AI Podcast ClipperLog in
Features

Podcast Clipper Features Built for Short-Form Video Workflows

Highlight detection, word-level captions, vertical framing, selectable caption language, and a single dashboard to review every result.

Capabilities

Six pieces that replace a five-tab workflow

Each feature is automated end-to-end so you never need to leave the app for a separate transcription or cropping tool.

LLM planning
AI Q&A Clipping
Gemini 2.5 reads word-level transcripts and plans 40-60 second question-and-answer clips that keep full sentence boundaries.
  • 1 to 4 clips per upload, controlled at submit time.
  • Highlights are scored on conversational tension, not pure keyword density.
  • Sentence boundaries respected so playback never feels abrupt.
Word-level
WhisperX Word Subtitles
WhisperX large-v2 transcribes English audio and aligns every word to precise start and end timings.
  • Word JSON makes downstream recuts and syncing painless.
  • Caption timing matches actual speech, not paragraph guesses.
  • Foundation for English captions or Korean translation, depending on the selected run language.
Face-aware
Auto Vertical Framing
Columbia ASD face tracks steer 1080x1920 crops or blurred backgrounds, rendered with NVENC at 25 fps.
  • Active speaker detection per frame so the camera follows the right person.
  • Falls back to blurred backdrop when the face track is uncertain.
  • Output is publish-ready for YouTube Shorts, Reels, and TikTok.
Caption language
English or Korean Captions
Each processing run uses one selected caption language. English captions are sourced from WhisperX; Korean captions come from Gemini translation.
  • Anton style for English emphasis lines.
  • Noto Sans KR style for Korean lines.
  • Choose English or Korean before starting the run.
Signed URLs
Secure S3 Storage
Originals and clips live in a dedicated S3 bucket. The app fetches them only through AWS presigned URLs.
  • Per-user prefixes keep uploads isolated.
  • Presigned URLs expire in 1 hour by default.
  • Cleanup routines remove abandoned drafts.
Dashboard
Dashboard Review Loop
Upload, request processing, review the clip list, play, download, and delete clips from a single view.
  • Status moves from queued to processing to processed without page reloads.
  • Per-clip download and delete actions.
  • Recoverable upload drafts in case the tab closes mid-flow.
Manual vs automated

Where the time actually goes

Manual short-form workflows fan out into multiple tools. The AI pipeline collapses them into one upload.

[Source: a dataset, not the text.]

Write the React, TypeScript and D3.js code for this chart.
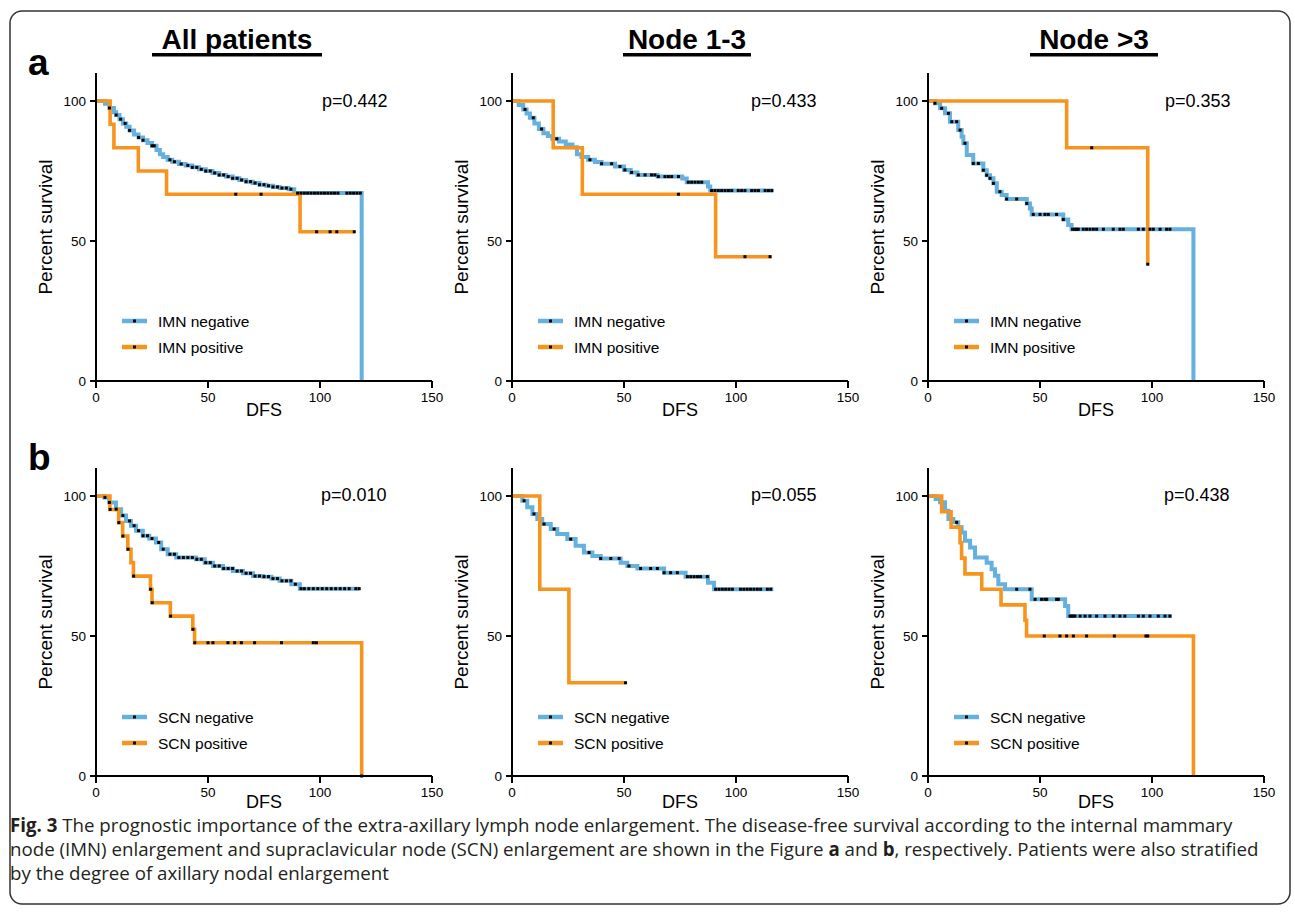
import React from 'react';
import * as d3 from 'd3';

// ---------- DATA ----------
const xTicks = [0, 50, 100, 150];
const yTicks = [0, 50, 100];
const columnTitles = ['All patients', 'Node 1-3', 'Node >3'];
const rowLetters = ['a', 'b'];
const pValues = ['p=0.442', 'p=0.433', 'p=0.353', 'p=0.010', 'p=0.055', 'p=0.438'];
const negLabels = ['IMN negative', 'SCN negative'];
const posLabels = ['IMN positive', 'SCN positive'];

// steps: [time, survival after the step]
const p1NegSteps = [[4,99],[6,97.5],[8,96],[9,95],[10.5,93.5],[12,92],[13.5,90.8],[15,89.5],[17,88],[19,87],[21,86],[23,85],[25,84],[27,82.5],[28.5,81],[30,80],[32,79],[34,78.3],[37,77.5],[40,77],[43,76.3],[46,75.6],[49,75],[52,74.3],[55,73.6],[58,73],[61,72.4],[64,71.8],[67,71.2],[70,70.7],[73,70.1],[76,69.7],[79,69.3],[82,68.9],[86,68.5],[88.5,67.1],[118.6,0]];
const p1NegEnd = 118.6;
const p1NegCens = [6,9,11,13,15,19,21,25,26,33,35,38,41,43,45,47,49,51,53,55,57,59,61,63,65,67,69,71,73,75,77,79,81,83,85,87,90,91.5,93,94.5,96,97.5,99,100.5,102,103.5,105,106.5,108,112,113.5,115,116.5,118];
const p1PosSteps = [[6.3,91.7],[8,83.3],[18.9,75],[31.5,66.7],[91.1,53.3]];
const p1PosEnd = 115.6;
const p1PosCens = [62.4,73.7,98.5,104.5,107.5,115.3];

const p2NegSteps = [[3,98.6],[5,97],[6.5,95.5],[8,94],[10,92],[12,90],[14,88.5],[16,87.5],[18,86.5],[21,85.5],[24,84.5],[27,83.5],[29,81],[31,80],[34,79],[37,78.2],[40,77.6],[46,76.6],[50,75.4],[53,74.5],[56,73.6],[65,73],[76,72.3],[78,71],[87.5,69.5],[88.5,68]];
const p2NegEnd = 116.7;
const p2NegCens = [5.8,9.5,13.2,20,34.8,40,44.5,48.2,50.4,53.4,56.4,59.4,62.3,63.8,65.3,68.3,69.8,71.3,74.3,78.7,80.2,81.7,83.2,84.7,89.1,90.6,92.1,93.6,95.1,96.6,98.1,101,102.5,104,107,108.5,110,113,114.5,116];
const p2PosSteps = [[18.4,83.3],[31.4,66.7],[90.9,44.4]];
const p2PosEnd = 115.9;
const p2PosCens = [74.3,104,115.2];

const p3NegSteps = [[3.1,99.2],[5.4,97.4],[7.6,95.6],[9.8,92.6],[13.5,89.6],[15,87.2],[15.8,84.9],[17.3,80.7],[20.2,77.7],[24.7,75.3],[26.2,73.5],[27.7,72.4],[29.2,70.6],[30.7,67.6],[32.9,66.4],[35.1,65],[44.1,63.4],[45.5,61.6],[46.3,59.5],[60.4,57.7],[62.6,55.7],[64.1,54.2],[118.5,0]];
const p3NegEnd = 118.5;
const p3NegCens = [3.1,6.1,9.1,10.6,12.8,14.3,16.5,20.2,22.5,24.7,26.2,27.7,29.2,32.1,35.1,39.6,44.1,47,50,52.2,53.7,57.4,60.4,64.5,65.6,66.4,67.1,69.3,70.8,72.3,73.8,75.3,78.3,82.7,85.7,87.2,93.9,96.1,99.1,100.6,103.6,106.5,108];
const p3PosSteps = [[61.9,83.3],[98.1,41.7]];
const p3PosEnd = 98.1;
const p3PosCens = [73.1,98.1];

const p4NegSteps = [[3.7,99.5],[5.9,97.7],[8.9,95.3],[11.2,93],[13.4,91.1],[15.6,89.4],[17.9,87.6],[20.9,85.8],[23.8,84.8],[26.8,83.4],[29.1,81],[32,79.2],[35.8,78],[44.7,77.4],[48.5,76.2],[52.2,75],[56.7,74.1],[61.1,73.2],[65.6,72.4],[70.1,71.4],[74.6,71.2],[78.3,70.5],[82,69.7],[87.2,68.5],[91,66.9]];
const p4NegEnd = 117.5;
const p4NegCens = [4,6,9,12,15,17,19,21,23,25,28,30,33,35,37,39,41,43,45,47,49,51,53,55,57,59,61,63,65,67,69,71,73,75,77,79,81,83,85,87,89,91.5,93,95,97,99,101,103,105,107,109,111,113,116,117.5];
const p4PosSteps = [[6.2,95.2],[10.1,90.5],[11.9,85.7],[14.2,81],[15.6,76.2],[16.7,71.4],[24.3,66.7],[25,61.9],[33.2,57.1],[43.2,52.4],[44,47.6],[118.6,0]];
const p4PosEnd = 118.6;
const p4PosCens = [6.3,10.2,12,14.3,16.8,24.4,25.1,33.3,43.3,44.1,50,52.2,58.9,61.9,64.9,70.8,82.8,97,98.4,118.6];

const p5NegSteps = [[4.6,98.3],[6.8,96],[9.1,93.6],[11.3,91.8],[13.5,90],[17.3,88.2],[20.2,86.4],[24.7,84.6],[28.4,82.2],[32.1,79.8],[35.9,78.6],[39.6,77.7],[48.5,76.2],[51.5,75],[56,74.1],[67.9,72.6],[77.5,71.2],[87.5,69],[90.2,66.7]];
const p5NegEnd = 116.7;
const p5NegCens = [5.4,9.8,14.3,18.8,26.2,34.4,39.6,44.1,47.8,52.2,57.4,61.9,64.9,67.9,70.8,73.8,78.3,79.8,81.3,82.8,84.2,87.2,90.9,92.4,93.9,95.4,96.9,98.4,102,103.5,105,106.5,108,109.5,111,114,115.5];
const p5PosSteps = [[12.4,66.7],[25.4,33.3]];
const p5PosEnd = 50.7;
const p5PosCens = [50.7];

const p6NegSteps = [[3.4,98.9],[5.4,97.8],[7.6,94.7],[9.1,91.8],[11.3,90.6],[13.5,88.8],[15,87],[16.5,84],[18.8,81.6],[21,78],[26.2,76.2],[28.4,73.8],[29.9,71.5],[31.4,68.5],[34.4,66.7],[46.3,63.1],[61.2,60.7],[62.6,57.1]];
const p6NegEnd = 108.8;
const p6NegCens = [12.8,39.6,45.5,47.8,50.7,52.2,53,57.4,58.2,63.4,64.1,64.9,65.6,67.9,70.1,72.3,75.3,79,82.7,85.7,87.9,93.9,96.1,99.1,102.8,105.8,108];
const p6PosSteps = [[6.1,94.4],[10.3,88.9],[14.3,83.3],[15,77.8],[16.5,72.2],[24,66.7],[32.6,61.1],[43.3,55.6],[44,50],[118.5,0]];
const p6PosEnd = 118.5;
const p6PosCens = [51.9,58.9,61.9,64.9,70.8,83.2,97.3,98.1];

// ---------- LAYOUT ----------
const W = 1295, H = 913;
const BLUE = '#64B0DE';
const ORANGE = '#F7941E';
const FONT = 'Liberation Sans, Arial, Helvetica, sans-serif';
const colX = [96, 512, 928];
const rowY = [[381, 73], [776, 468]];
const dfsOffset = [35, 32];
const plotW = 336;
const pOffsetX = [226, 239, 237, 225, 239, 236];
const pBaseline = [107, 501];
const legendY = [[321, 347], [717, 743]];

const panels = [
  { row: 0, col: 0, neg: p1NegSteps, negEnd: p1NegEnd, negC: p1NegCens, pos: p1PosSteps, posEnd: p1PosEnd, posC: p1PosCens },
  { row: 0, col: 1, neg: p2NegSteps, negEnd: p2NegEnd, negC: p2NegCens, pos: p2PosSteps, posEnd: p2PosEnd, posC: p2PosCens },
  { row: 0, col: 2, neg: p3NegSteps, negEnd: p3NegEnd, negC: p3NegCens, pos: p3PosSteps, posEnd: p3PosEnd, posC: p3PosCens },
  { row: 1, col: 0, neg: p4NegSteps, negEnd: p4NegEnd, negC: p4NegCens, pos: p4PosSteps, posEnd: p4PosEnd, posC: p4PosCens },
  { row: 1, col: 1, neg: p5NegSteps, negEnd: p5NegEnd, negC: p5NegCens, pos: p5PosSteps, posEnd: p5PosEnd, posC: p5PosCens },
  { row: 1, col: 2, neg: p6NegSteps, negEnd: p6NegEnd, negC: p6NegCens, pos: p6PosSteps, posEnd: p6PosEnd, posC: p6PosCens },
];

function stepPoints(steps: number[][], end: number): [number, number][] {
  const pts: [number, number][] = [[0, 100]];
  steps.forEach(s => pts.push([s[0], s[1]]));
  const last = pts[pts.length - 1];
  pts.push([end, last[1]]);
  return pts;
}
function survAt(steps: number[][], t: number): number {
  let s = 100;
  for (const st of steps) if (st[0] <= t + 1e-9) s = st[1];
  return s;
}

function Panel({ p, idx }: { p: any; idx: number }) {
  const x0 = colX[p.col];
  const x = d3.scaleLinear().domain([0, 150]).range([x0, x0 + plotW]);
  const y = d3.scaleLinear().domain([0, 110]).range(rowY[p.row]);
  const line = d3.line<[number, number]>().x(d => x(d[0])).y(d => y(d[1])).curve(d3.curveStepAfter);
  const negPath = line(stepPoints(p.neg, p.negEnd)) || '';
  const posPath = line(stepPoints(p.pos, p.posEnd)) || '';
  const yBase = y(0);
  const yTop = y(110);
  const ly = legendY[p.row];
  const cens = (arr: number[], steps: number[][]) =>
    arr.map((t, i) => (
      <rect key={i} x={x(t) - 1.5} y={y(survAt(steps, t)) - 1.5} width={3} height={3} fill="#000" />
    ));
  return (
    <g fontFamily={FONT}>
      <path d={negPath} fill="none" stroke={BLUE} strokeWidth={4} />
      <path d={posPath} fill="none" stroke={ORANGE} strokeWidth={3.6} />
      {cens(p.negC, p.neg)}
      {cens(p.posC, p.pos)}
      <line x1={x0} x2={x0} y1={yTop} y2={yBase} stroke="#000" strokeWidth={2} />
      <line x1={x0} x2={x(150)} y1={yBase} y2={yBase} stroke="#000" strokeWidth={2} />
      {yTicks.map(t => (
        <g key={'y' + t}>
          <line x1={x0 - 6} x2={x0} y1={y(t)} y2={y(t)} stroke="#000" strokeWidth={2} />
          <text x={x0 - 10} y={y(t) + 5} textAnchor="end" fontSize={13.5}>{t}</text>
        </g>
      ))}
      {xTicks.map(t => (
        <g key={'x' + t}>
          <line x1={x(t)} x2={x(t)} y1={yBase} y2={yBase + 7} stroke="#000" strokeWidth={2} />
          <text x={x(t)} y={yBase + 21} textAnchor="middle" fontSize={13.5}>{t}</text>
        </g>
      ))}
      <text x={x(75)} y={yBase + dfsOffset[p.row]} textAnchor="middle" fontSize={18}>DFS</text>
      <text transform={`translate(${x0 - 44},${(yTop + yBase) / 2}) rotate(-90)`} textAnchor="middle" fontSize={19}>Percent survival</text>
      <text x={x0 + pOffsetX[idx]} y={pBaseline[p.row]} fontSize={18}>{pValues[idx]}</text>
      <line x1={x0 + 26} x2={x0 + 51} y1={ly[0]} y2={ly[0]} stroke={BLUE} strokeWidth={4.5} />
      <rect x={x0 + 37} y={ly[0] - 1.5} width={3} height={3} fill="#000" />
      <text x={x0 + 62} y={ly[0] + 5.5} fontSize={15.5}>{negLabels[p.row]}</text>
      <line x1={x0 + 26} x2={x0 + 51} y1={ly[1]} y2={ly[1]} stroke={ORANGE} strokeWidth={4.5} />
      <rect x={x0 + 37} y={ly[1] - 1.5} width={3} height={3} fill="#000" />
      <text x={x0 + 62} y={ly[1] + 5.5} fontSize={15.5}>{posLabels[p.row]}</text>
    </g>
  );
}

export default function App() {
  const titleCenters = [237, 687, 1094];
  const titleHalf = [85, 64, 64];
  return (
    <svg width={W} height={H} style={{ position: 'absolute', left: 0, top: 0 }} xmlns="http://www.w3.org/2000/svg">
      <rect x={0} y={0} width={W} height={H} fill="#fff" />
      <rect x={10} y={11} width={1280} height={893} rx={12} ry={12} fill="none" stroke="#333" strokeWidth={1.5} />
      {columnTitles.map((t, i) => (
        <g key={t}>
          <text x={titleCenters[i]} y={49} textAnchor="middle" fontFamily={FONT} fontWeight="bold" fontSize={28}>{t}</text>
          <rect x={titleCenters[i] - titleHalf[i]} y={53} width={titleHalf[i] * 2} height={3.5} fill="#000" />
        </g>
      ))}
      <text x={28} y={75} fontFamily={FONT} fontWeight="bold" fontSize={37}>{rowLetters[0]}</text>
      <text x={28} y={470} fontFamily={FONT} fontWeight="bold" fontSize={37}>{rowLetters[1]}</text>
      {panels.map((p, i) => <Panel key={i} p={p} idx={i} />)}
      <g fontFamily="'Open Sans', 'Noto Sans', sans-serif" fontSize={18.7} fill="#231F20">
        <text x={10} y={832}>
          <tspan fontWeight="bold">Fig. 3</tspan> The prognostic importance of the extra-axillary lymph node enlargement. The disease-free survival according to the internal mammary
        </text>
        <text x={10} y={856}>
          node (IMN) enlargement and supraclavicular node (SCN) enlargement are shown in the Figure <tspan fontWeight="bold">a</tspan> and <tspan fontWeight="bold">b</tspan>, respectively. Patients were also stratified
        </text>
        <text x={10} y={880}>by the degree of axillary nodal enlargement</text>
      </g>
    </svg>
  );
}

CapabilityManual workflowAI Podcast Clipper
Find highlight momentsScrub through hours of audio and timestamp by hand.Gemini 2.5 picks 1-4 Q&A moments per upload.
Add word-level captionsHand-time captions or use a generic auto-captioner.WhisperX word timings burned into the clip automatically.
Convert horizontal to verticalManually crop and reposition every cut.Face-aware Columbia ASD crop with blurred backdrop fallback.
Choose caption languageRe-cut or re-caption manually when changing language.English or Korean captions are selected per processing run.

Frequently asked questions

How many clips does each run produce?
You choose 1, 2, 3, or 4 clips per upload. The AI selects the strongest Q&A moments and produces that many vertical clips.
Is Korean captioning the same quality as English?
English captions come directly from WhisperX with word-level timing. Korean captions are produced by Gemini translation styled with Noto Sans KR. Both are usable for publishing, but English will track speech more tightly.
Where are uploads and clips stored?
All originals and generated clips live in a dedicated AWS S3 bucket under per-user prefixes. The app only ever exposes them through short-lived presigned URLs.
What is the file size limit?
Uploads are capped at 900 MB per .mp4. Long episodes still work, but very large files should be exported at a moderate bitrate before upload.